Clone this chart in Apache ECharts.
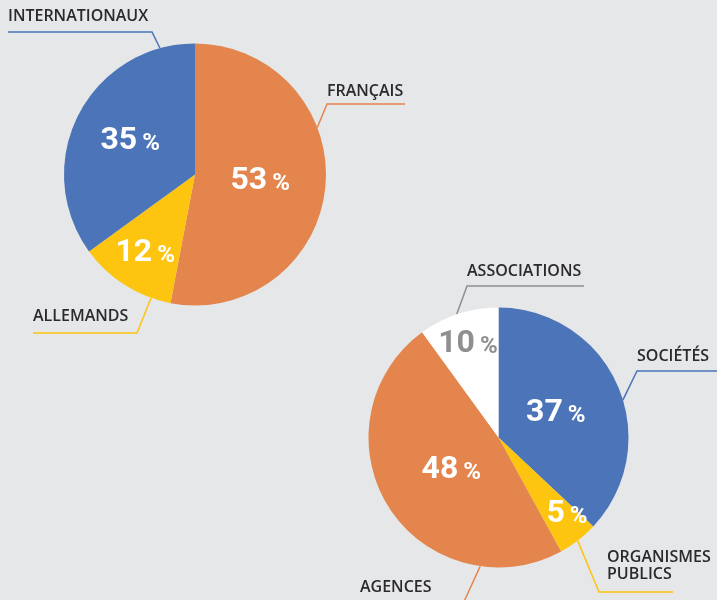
<!DOCTYPE html>
<html lang="fr">
<head>
<meta charset="UTF-8">
<title>Répartition</title>
<script src="https://cdn.jsdelivr.net/npm/echarts@6/dist/echarts.min.js"></script>
<style>
  html, body { margin: 0; padding: 0; background: #e6e7e9; }
  #chart { width: 717px; height: 600px; }
</style>
</head>
<body>
<div id="chart"></div>
<script>
// origine des visiteurs
const origineNoms = ['FRANÇAIS', 'ALLEMANDS', 'INTERNATIONAUX'];
const origineParts = [53, 12, 35];
// type d'exposants
const typeNoms = ['SOCIÉTÉS', 'ORGANISMES PUBLICS', 'AGENCES', 'ASSOCIATIONS'];
const typeParts = [37, 5, 48, 10];

const BLEU = '#4b74b9', ORANGE = '#e3854c', JAUNE = '#fdc50f', BLANC = '#ffffff', GRIS = '#8f8f8f';
const origineCouleurs = [ORANGE, JAUNE, BLEU];
const typeCouleurs = [BLEU, JAUNE, ORANGE, BLANC];

// position des camemberts (px)
const pies = [
    { center: [195, 174.5], r: 131 },
    { center: [498.5, 437.5], r: 130 }
];

// pourcentages : distance au centre (fraction du rayon) et décalage d'angle (degrés)
const origineRayonTexte = [0.5, 0.71, 0.555];
const origineDecalage = [0, 0, 0];
const typeRayonTexte = [0.48, 0.79, 0.44, 0.76];
const typeDecalage = [0, -4, -2, 0];

// étiquettes extérieures : angle du départ sur le bord, coude, fin du trait, position du texte
const origineGuides = [
    { angle: 69, elbow: [327, 104], end: [405, 104], text: [327, 91], color: ORANGE },
    { angle: 199.6, elbow: [137, 333], end: [33, 333], text: [33, 316], color: JAUNE },
    { angle: 344.5, elbow: [152, 32], end: [8, 32], text: [8, 16.5], color: BLEU }
];
const typeGuides = [
    { angle: 73.2, elbow: [637, 371], end: [717, 371], text: [637, 356], color: BLEU },
    { angle: 142.5, elbow: [599, 592], end: [673, 592], text: [607, 566], color: JAUNE },
    { angle: 188.1, elbow: [462, 606], end: [360, 606], text: [360, 587.5], color: ORANGE },
    { angle: 341.2, elbow: [467, 286], end: [584, 286], text: [467, 271], color: GRIS }
];

function innerLayout(k, values, factors, offsets) {
    const total = values.reduce((a, b) => a + b, 0);
    return function (params) {
        const i = params.dataIndex;
        let before = 0;
        for (let j = 0; j < i; j++) before += values[j];
        const mid = (before + values[i] / 2) / total * Math.PI * 2 + offsets[i] * Math.PI / 180;
        const rr = pies[k].r * factors[i];
        return {
            x: pies[k].center[0] + rr * Math.sin(mid),
            y: pies[k].center[1] - rr * Math.cos(mid),
            align: 'center',
            verticalAlign: 'middle'
        };
    };
}

function outerLayout(k, guides) {
    return function (params) {
        const g = guides[params.dataIndex];
        const a = g.angle * Math.PI / 180;
        const edge = [pies[k].center[0] + pies[k].r * Math.sin(a), pies[k].center[1] - pies[k].r * Math.cos(a)];
        return {
            x: g.text[0],
            y: g.text[1],
            align: 'left',
            verticalAlign: 'middle',
            labelLinePoints: [edge, g.elbow, g.end]
        };
    };
}

const pctLabel = {
    show: true,
    position: 'inside',
    color: '#ffffff',
    formatter: p => '{n|' + p.value + '}{p|%}',
    rich: {
        n: { fontFamily: 'Roboto', fontWeight: 'bold', fontSize: 32, lineHeight: 32, verticalAlign: 'bottom' },
        p: { fontFamily: 'Roboto', fontWeight: 'bold', fontSize: 24, lineHeight: 32, verticalAlign: 'bottom', padding: [0, 0, 1, 5] }
    }
};

const nameLabel = {
    show: true,
    position: 'outside',
    color: '#2a2a2c',
    fontFamily: 'Open Sans',
    fontWeight: 600,
    fontSize: 16,
    lineHeight: 17,
    formatter: p => p.name.replace(' ', '\n')
};

function slices(noms, parts, couleurs) {
    return noms.map((n, i) => ({
        name: n,
        value: parts[i],
        itemStyle: { color: couleurs[i] },
        label: couleurs[i] === BLANC ? { color: GRIS } : {}
    }));
}

function guideItems(noms, parts, guides) {
    return noms.map((n, i) => ({
        name: n,
        value: parts[i],
        labelLine: { lineStyle: { color: guides[i].color } }
    }));
}

const chart = echarts.init(document.getElementById('chart'));

const option = {
    backgroundColor: '#e6e7e9',
    animation: false,
    series: [
        {
            type: 'pie',
            center: pies[0].center,
            radius: pies[0].r,
            startAngle: 90,
            silent: true,
            data: slices(origineNoms, origineParts, origineCouleurs),
            label: pctLabel,
            labelLine: { show: false },
            labelLayout: innerLayout(0, origineParts, origineRayonTexte, origineDecalage)
        },
        {
            type: 'pie',
            center: pies[0].center,
            radius: pies[0].r,
            startAngle: 90,
            silent: true,
            avoidLabelOverlap: false,
            itemStyle: { color: 'rgba(0,0,0,0)' },
            data: guideItems(origineNoms, origineParts, origineGuides),
            label: nameLabel,
            labelLine: { show: true, lineStyle: { width: 1.5 } },
            labelLayout: outerLayout(0, origineGuides)
        },
        {
            type: 'pie',
            center: pies[1].center,
            radius: pies[1].r,
            startAngle: 90,
            silent: true,
            data: slices(typeNoms, typeParts, typeCouleurs),
            label: pctLabel,
            labelLine: { show: false },
            labelLayout: innerLayout(1, typeParts, typeRayonTexte, typeDecalage)
        },
        {
            type: 'pie',
            center: pies[1].center,
            radius: pies[1].r,
            startAngle: 90,
            silent: true,
            avoidLabelOverlap: false,
            itemStyle: { color: 'rgba(0,0,0,0)' },
            data: guideItems(typeNoms, typeParts, typeGuides),
            label: nameLabel,
            labelLine: { show: true, lineStyle: { width: 1.5 } },
            labelLayout: outerLayout(1, typeGuides)
        }
    ]
};

chart.setOption(option);
</script>
</body>
</html>
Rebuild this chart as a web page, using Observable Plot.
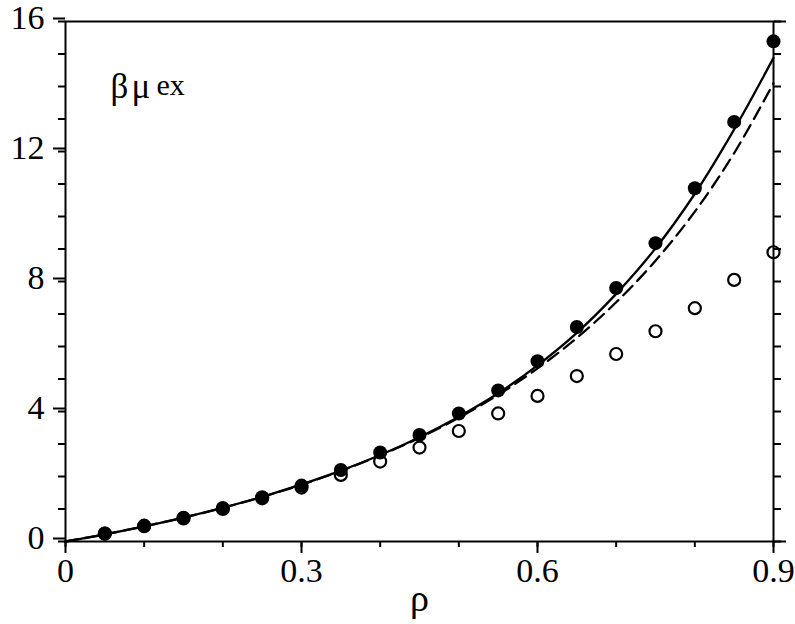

++++++

▶ Set task: All the records need to be repeated exactly, with the images dropped.

▶ Finished answer:
Clone this chart in Apache ECharts.
<!DOCTYPE html>
<html lang="fr">
<head>
<meta charset="UTF-8">
<title>Répartition</title>
<script src="https://cdn.jsdelivr.net/npm/echarts@6/dist/echarts.min.js"></script>
<style>
  html, body { margin: 0; padding: 0; background: #e6e7e9; }
  #chart { width: 717px; height: 600px; }
</style>
</head>
<body>
<div id="chart"></div>
<script>
// origine des visiteurs
const origineNoms = ['FRANÇAIS', 'ALLEMANDS', 'INTERNATIONAUX'];
const origineParts = [53, 12, 35];
// type d'exposants
const typeNoms = ['SOCIÉTÉS', 'ORGANISMES PUBLICS', 'AGENCES', 'ASSOCIATIONS'];
const typeParts = [37, 5, 48, 10];

const BLEU = '#4b74b9', ORANGE = '#e3854c', JAUNE = '#fdc50f', BLANC = '#ffffff', GRIS = '#8f8f8f';
const origineCouleurs = [ORANGE, JAUNE, BLEU];
const typeCouleurs = [BLEU, JAUNE, ORANGE, BLANC];

// position des camemberts (px)
const pies = [
    { center: [195, 174.5], r: 131 },
    { center: [498.5, 437.5], r: 130 }
];

// pourcentages : distance au centre (fraction du rayon) et décalage d'angle (degrés)
const origineRayonTexte = [0.5, 0.71, 0.555];
const origineDecalage = [0, 0, 0];
const typeRayonTexte = [0.48, 0.79, 0.44, 0.76];
const typeDecalage = [0, -4, -2, 0];

// étiquettes extérieures : angle du départ sur le bord, coude, fin du trait, position du texte
const origineGuides = [
    { angle: 69, elbow: [327, 104], end: [405, 104], text: [327, 91], color: ORANGE },
    { angle: 199.6, elbow: [137, 333], end: [33, 333], text: [33, 316], color: JAUNE },
    { angle: 344.5, elbow: [152, 32], end: [8, 32], text: [8, 16.5], color: BLEU }
];
const typeGuides = [
    { angle: 73.2, elbow: [637, 371], end: [717, 371], text: [637, 356], color: BLEU },
    { angle: 142.5, elbow: [599, 592], end: [673, 592], text: [607, 566], color: JAUNE },
    { angle: 188.1, elbow: [462, 606], end: [360, 606], text: [360, 587.5], color: ORANGE },
    { angle: 341.2, elbow: [467, 286], end: [584, 286], text: [467, 271], color: GRIS }
];

function innerLayout(k, values, factors, offsets) {
    const total = values.reduce((a, b) => a + b, 0);
    return function (params) {
        const i = params.dataIndex;
        let before = 0;
        for (let j = 0; j < i; j++) before += values[j];
        const mid = (before + values[i] / 2) / total * Math.PI * 2 + offsets[i] * Math.PI / 180;
        const rr = pies[k].r * factors[i];
        return {
            x: pies[k].center[0] + rr * Math.sin(mid),
            y: pies[k].center[1] - rr * Math.cos(mid),
            align: 'center',
            verticalAlign: 'middle'
        };
    };
}

function outerLayout(k, guides) {
    return function (params) {
        const g = guides[params.dataIndex];
        const a = g.angle * Math.PI / 180;
        const edge = [pies[k].center[0] + pies[k].r * Math.sin(a), pies[k].center[1] - pies[k].r * Math.cos(a)];
        return {
            x: g.text[0],
            y: g.text[1],
            align: 'left',
            verticalAlign: 'middle',
            labelLinePoints: [edge, g.elbow, g.end]
        };
    };
}

const pctLabel = {
    show: true,
    position: 'inside',
    color: '#ffffff',
    formatter: p => '{n|' + p.value + '}{p|%}',
    rich: {
        n: { fontFamily: 'Roboto', fontWeight: 'bold', fontSize: 32, lineHeight: 32, verticalAlign: 'bottom' },
        p: { fontFamily: 'Roboto', fontWeight: 'bold', fontSize: 24, lineHeight: 32, verticalAlign: 'bottom', padding: [0, 0, 1, 5] }
    }
};

const nameLabel = {
    show: true,
    position: 'outside',
    color: '#2a2a2c',
    fontFamily: 'Open Sans',
    fontWeight: 600,
    fontSize: 16,
    lineHeight: 17,
    formatter: p => p.name.replace(' ', '\n')
};

function slices(noms, parts, couleurs) {
    return noms.map((n, i) => ({
        name: n,
        value: parts[i],
        itemStyle: { color: couleurs[i] },
        label: couleurs[i] === BLANC ? { color: GRIS } : {}
    }));
}

function guideItems(noms, parts, guides) {
    return noms.map((n, i) => ({
        name: n,
        value: parts[i],
        labelLine: { lineStyle: { color: guides[i].color } }
    }));
}

const chart = echarts.init(document.getElementById('chart'));

const option = {
    backgroundColor: '#e6e7e9',
    animation: false,
    series: [
        {
            type: 'pie',
            center: pies[0].center,
            radius: pies[0].r,
            startAngle: 90,
            silent: true,
            data: slices(origineNoms, origineParts, origineCouleurs),
            label: pctLabel,
            labelLine: { show: false },
            labelLayout: innerLayout(0, origineParts, origineRayonTexte, origineDecalage)
        },
        {
            type: 'pie',
            center: pies[0].center,
            radius: pies[0].r,
            startAngle: 90,
            silent: true,
            avoidLabelOverlap: false,
            itemStyle: { color: 'rgba(0,0,0,0)' },
            data: guideItems(origineNoms, origineParts, origineGuides),
            label: nameLabel,
            labelLine: { show: true, lineStyle: { width: 1.5 } },
            labelLayout: outerLayout(0, origineGuides)
        },
        {
            type: 'pie',
            center: pies[1].center,
            radius: pies[1].r,
            startAngle: 90,
            silent: true,
            data: slices(typeNoms, typeParts, typeCouleurs),
            label: pctLabel,
            labelLine: { show: false },
            labelLayout: innerLayout(1, typeParts, typeRayonTexte, typeDecalage)
        },
        {
            type: 'pie',
            center: pies[1].center,
            radius: pies[1].r,
            startAngle: 90,
            silent: true,
            avoidLabelOverlap: false,
            itemStyle: { color: 'rgba(0,0,0,0)' },
            data: guideItems(typeNoms, typeParts, typeGuides),
            label: nameLabel,
            labelLine: { show: true, lineStyle: { width: 1.5 } },
            labelLayout: outerLayout(1, typeGuides)
        }
    ]
};

chart.setOption(option);
</script>
</body>
</html>
Rebuild this chart as a web page, using Observable Plot.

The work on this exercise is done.